Although a member of the same family as the last two species, this bird is much more local. It is not until the end of April that he reaches our shores and his clear and melodious little song, which may be syllabled as “chit, chit, chit, chit, tri-tr-tr-tre,” can be heard. His favourite haunts are suitable woods where large timber, especially beech, abound. Here he may be seen as, with the restless activity so characteristic of his family, he searches among the upper branches of the trees for those insects which, with berries of all kinds, form his staple food.

At the foot of some beech-tree, on the ground, or more rarely in some tangled thicket, the nest is built and well concealed by the use of materials similar to the surroundings among which it is placed. It is lined with grass and horsehair, but feathers, so freely used by the Chiffchaff and Willow Wren, are never found. The eggs are white, very thickly and uniformly mottled with dark red. After the young are hatched it becomes silent, and leaves us early in September.

The adult has the upper parts of a bright yellowish green, with a characteristic yellow streak above and behind the eye. The wings are brown edged with yellowish green. Throat and breast sulphur yellow, rest of under parts white. Bill and legs brown. Length 5·2 in.; wing 3·1 in. The larger size and brighter coloration are distinctive of this species.

It is a local bird, but may be found in suitable spots throughout the United Kingdom. In the north, however, it becomes rarer.

THE RUFOUS WARBLER
Aedon galactodes (Temminck)

This handsome species is only a summer migrant to the South of Spain, and the few that have occurred in England are merely stragglers carried out of their course. It has been taken in Sussex and once in Devon, in all cases during the autumn.

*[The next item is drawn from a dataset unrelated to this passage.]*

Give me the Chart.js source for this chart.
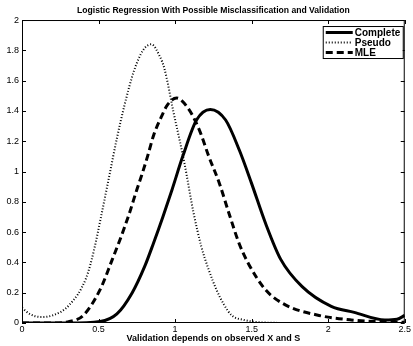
<!DOCTYPE html>
<html>
<head>
<meta charset="utf-8">
<script src="https://cdn.jsdelivr.net/npm/chart.js@4/dist/chart.umd.min.js"></script>
<style>
  html, body { margin: 0; padding: 0; background: #fff; }
  #wrap { width: 413px; height: 346px; }
</style>
</head>
<body>
<div id="wrap"><canvas id="curveChart" width="413" height="346"></canvas></div>
<script>
// valores
const completeX = [0, 0.3, 0.51, 0.62, 0.72, 0.80, 0.86, 0.92, 0.98, 1.05, 1.14, 1.23, 1.33, 1.42, 1.50, 1.59, 1.69, 1.83, 2.02, 2.17, 2.37, 2.45, 2.5];
const completeY = [0, 0, 0.01, 0.06, 0.20, 0.37, 0.53, 0.70, 0.88, 1.10, 1.34, 1.41, 1.34, 1.14, 0.92, 0.66, 0.42, 0.24, 0.11, 0.07, 0.02, 0.025, 0.05];

const pseudoX = [0, 0.05, 0.12, 0.2, 0.31, 0.42, 0.47, 0.52, 0.57, 0.62, 0.67, 0.73, 0.79, 0.845, 0.90, 0.93, 0.99, 1.06, 1.12, 1.17, 1.22, 1.27, 1.32, 1.37, 1.45, 1.55, 1.8, 2.5];
const pseudoY = [0.1, 0.06, 0.04, 0.05, 0.12, 0.30, 0.48, 0.72, 0.97, 1.22, 1.44, 1.66, 1.80, 1.84, 1.76, 1.68, 1.39, 1.06, 0.73, 0.51, 0.35, 0.22, 0.12, 0.05, 0.02, 0.005, 0, 0];

const mleX = [0, 0.2, 0.31, 0.4, 0.51, 0.59, 0.64, 0.70, 0.75, 0.78, 0.82, 0.86, 0.91, 0.95, 1.01, 1.09, 1.16, 1.22, 1.29, 1.35, 1.42, 1.48, 1.59, 1.72, 1.94, 2.15, 2.35, 2.5];
const mleY = [0, 0, 0.01, 0.05, 0.22, 0.42, 0.55, 0.72, 0.88, 0.97, 1.10, 1.24, 1.36, 1.44, 1.485, 1.41, 1.27, 1.10, 0.92, 0.73, 0.52, 0.39, 0.22, 0.12, 0.05, 0.02, 0.008, 0.005];

const xTicks = [0, 0.5, 1, 1.5, 2, 2.5];
const yTicks = [0, 0.2, 0.4, 0.6, 0.8, 1, 1.2, 1.4, 1.6, 1.8, 2];

const fontFam = '"Liberation Sans", Arial, Helvetica, sans-serif';

function toPoints(xs, ys) {
    return xs.map((x, i) => ({ x: x, y: ys[i] }));
}

// ticks hacia adentro en los cuatro lados, estilo matlab
const insideTicks = {
    id: 'insideTicks',
    afterDraw(chart) {
        const ctx = chart.ctx;
        const a = chart.chartArea;
        const xs = chart.scales.x, ys = chart.scales.y;
        ctx.save();
        ctx.strokeStyle = '#000';
        ctx.lineWidth = 1;
        ctx.beginPath();
        xTicks.forEach(v => {
            const px = Math.round(xs.getPixelForValue(v)) + 0.5;
            ctx.moveTo(px, a.bottom); ctx.lineTo(px, a.bottom - 4);
            ctx.moveTo(px, a.top); ctx.lineTo(px, a.top + 4);
        });
        yTicks.forEach(v => {
            const py = Math.round(ys.getPixelForValue(v)) + 0.5;
            ctx.moveTo(a.left, py); ctx.lineTo(a.left + 4, py);
            ctx.moveTo(a.right, py); ctx.lineTo(a.right - 4, py);
        });
        ctx.stroke();
        ctx.strokeRect(a.left + 0.5, a.top + 0.5, a.right - a.left - 1, a.bottom - a.top - 1);
        ctx.restore();
    }
};

// leyenda con caja, arriba a la derecha
const boxLegend = {
    id: 'boxLegend',
    afterDraw(chart) {
        const ctx = chart.ctx;
        const a = chart.chartArea;
        const w = 80, h = 32;
        const x0 = a.right - w - 2, y0 = a.top + 6;
        ctx.save();
        ctx.fillStyle = '#fff';
        ctx.fillRect(x0, y0, w, h);
        ctx.strokeStyle = '#000';
        ctx.lineWidth = 1;
        ctx.strokeRect(x0 + 0.5, y0 + 0.5, w, h);
        ctx.font = 'bold 10px ' + fontFam;
        ctx.textBaseline = 'middle';
        chart.data.datasets.forEach((ds, i) => {
            const y = y0 + 6.5 + i * 10;
            ctx.beginPath();
            ctx.setLineDash(ds.borderDash || []);
            ctx.lineWidth = ds.borderWidth;
            ctx.strokeStyle = '#000';
            ctx.moveTo(x0 + 3, y); ctx.lineTo(x0 + 30, y);
            ctx.stroke();
            ctx.setLineDash([]);
            ctx.fillStyle = '#000';
            ctx.fillText(ds.label, x0 + 32, y + 0.5);
        });
        ctx.restore();
    }
};

const ctx1 = document.getElementById('curveChart').getContext('2d');
const chart1 = new Chart(ctx1, {
    type: 'line',
    data: {
        datasets: [{
            label: 'Complete',
            data: toPoints(completeX, completeY),
            borderColor: '#000',
            borderWidth: 3,
            pointRadius: 0,
            fill: false,
            cubicInterpolationMode: 'monotone'
        }, {
            label: 'Pseudo',
            data: toPoints(pseudoX, pseudoY),
            borderColor: '#000',
            borderWidth: 2,
            borderDash: [1, 2],
            pointRadius: 0,
            fill: false,
            cubicInterpolationMode: 'monotone'
        }, {
            label: 'MLE',
            data: toPoints(mleX, mleY),
            borderColor: '#000',
            borderWidth: 3,
            borderDash: [7, 4],
            pointRadius: 0,
            fill: false,
            cubicInterpolationMode: 'monotone'
        }]
    },
    options: {
        responsive: false,
        animation: false,
        layout: { padding: { right: 5, left: 0, top: 0, bottom: 0 } },
        plugins: {
            legend: { display: false },
            tooltip: { enabled: false },
            title: {
                display: true,
                fullSize: false,
                text: 'Logistic Regression With Possible Misclassification and Validation',
                color: '#000',
                font: { family: fontFam, size: 8.6, weight: 'bold', lineHeight: 1.2 },
                padding: { top: 5, bottom: 4.7 }
            }
        },
        scales: {
            x: {
                type: 'linear',
                min: 0,
                max: 2.5,
                afterBuildTicks: s => { s.ticks = xTicks.map(v => ({ value: v })); },
                afterFit: s => { s.height = 23; },
                grid: { display: false, drawTicks: false },
                border: { display: false },
                ticks: {
                    color: '#000',
                    padding: 2,
                    maxRotation: 0,
                    font: { family: fontFam, size: 9, lineHeight: 1 },
                    callback: v => String(v)
                },
                title: {
                    display: true,
                    text: 'Validation depends on observed X and S',
                    color: '#000',
                    padding: { top: 0, bottom: 3 },
                    font: { family: fontFam, size: 9, weight: 'bold', lineHeight: 1 }
                }
            },
            y: {
                min: 0,
                max: 2,
                afterBuildTicks: s => { s.ticks = yTicks.map(v => ({ value: v })); },
                afterFit: s => { s.width = 22; },
                grid: { display: false, drawTicks: false },
                border: { display: false },
                ticks: {
                    color: '#000',
                    padding: 3,
                    font: { family: fontFam, size: 9 },
                    callback: v => String(Math.round(v * 10) / 10)
                }
            }
        }
    },
    plugins: [insideTicks, boxLegend]
});
</script>
</body>
</html>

It is a conspicuous bird, like a large pale-coloured Nightingale, and may be recognised by its fan-shaped tail with black subterminal spots and white tips. Length 6·5 in.; wing 3·5 in.

RADDE’S BUSH WARBLER
Lusciniola schwarzi (Radde)

This species, which breeds in North-Eastern Siberia and migrates in winter to China and Burma, has only once been obtained in this country, namely in October 1898, by Mr. Haigh, on the Lincolnshire side of the Humber. Mr. Haigh’s attention was drawn to it by the loud and powerful note. The general colour above is olive brown, tinged with tawny on the rump. Under parts yellowish white. There is a broad white superciliary stripe, which ends abruptly in a manner characteristic of this species. Length 5·5 in.; wing 2·45 in.